TCI improved its fortunes, hiring Leo Hindery as president and making Malone chairman and CEO. Still, it was regarded as a company likely to be taken over. TCI was acquired by AT&T in 1999 and in 2002, Comcast acquired the rest of TCI's cable television systems.
In 1997 TCI merged with the Kearns-Tribune Corp., publisher of The Salt Lake Tribune, Utah's largest newspaper. Kearns-Tribune Corp. was a large holder of TCI stock.
On June 24, 1998, AT&T, the nation's largest provider of telephone service, announced a plan to buy TCI, second to Time Warner among cable operators with 13 million customers, for $32 billion in stock and $16 billion in assumed debt. This marked the first major merger between phone and cable since deregulation. The new company, to be called AT&T Consumer Services, planned to "significantly accelerate" efforts to offer digital telephone, data and video services as the companies combined the long distance, wireless and dial-up Internet service of AT&T with the cable, high-speed Internet and telecommunications services of TCI. For the first time, AT&T would be able to offer local telephone service. To do this, the company could have bought a Baby bell such as SBC Communications (which purchased AT&T in 2005 and took the AT&T name), but this would have meant regulatory problems. Liberty Media stockholders would receive separate tracking stock.

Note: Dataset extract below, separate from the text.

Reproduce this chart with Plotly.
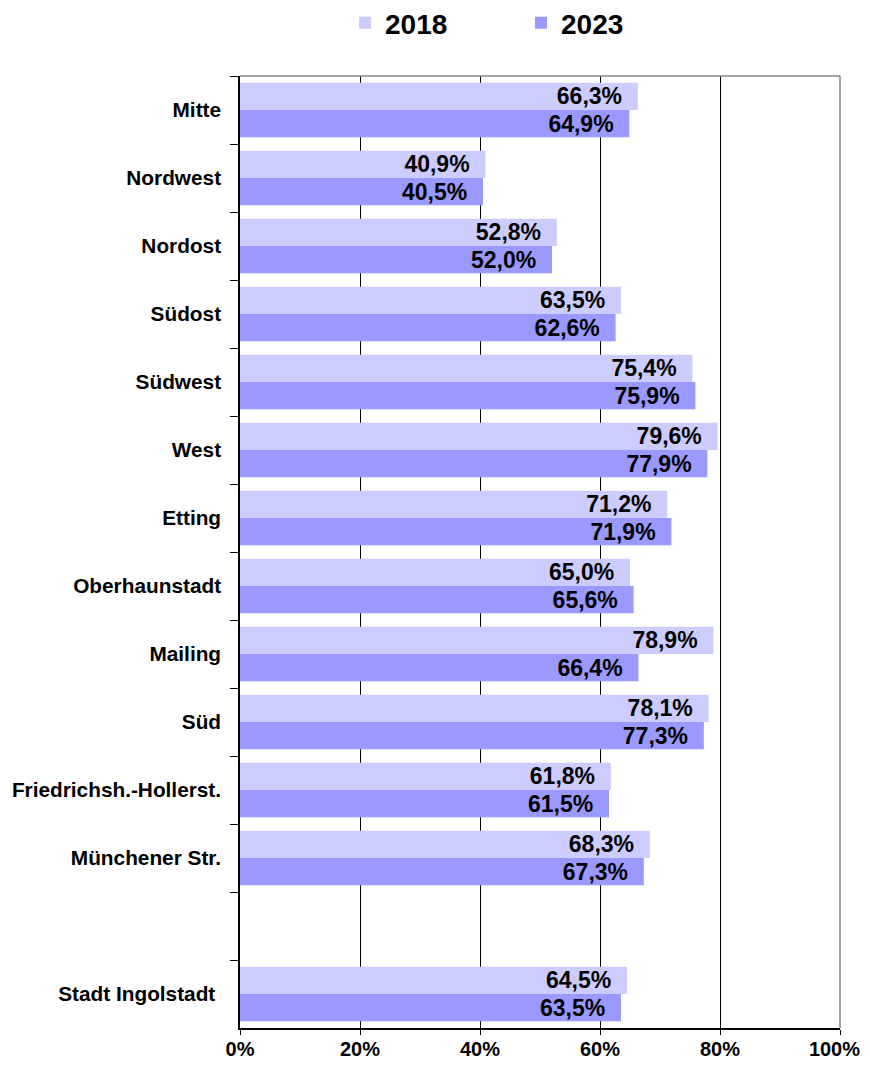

Federal regulators and the two companies' shareholders approved the merger February 17, 1999. By that time, the value of the stock portion of the deal had increased to $43.5 billion. The Federal Communications Commission did not require TCI to give other companies access to its cable lines, despite requests by America Online and others. TCI had made its cable lines capable of providing Internet access, and AT&T wanted those same lines to provide local phone service, which it was already doing in another agreement with Time Warner.
AT&T completed its acquisition March 9, 1999, and TCI became AT&T Broadband and Internet Services, the company's largest unit, with Hindery its chief executive. Malone moved over to Liberty Media, which remained a separate stock and included newer TCI businesses under the heading of TCI Ventures.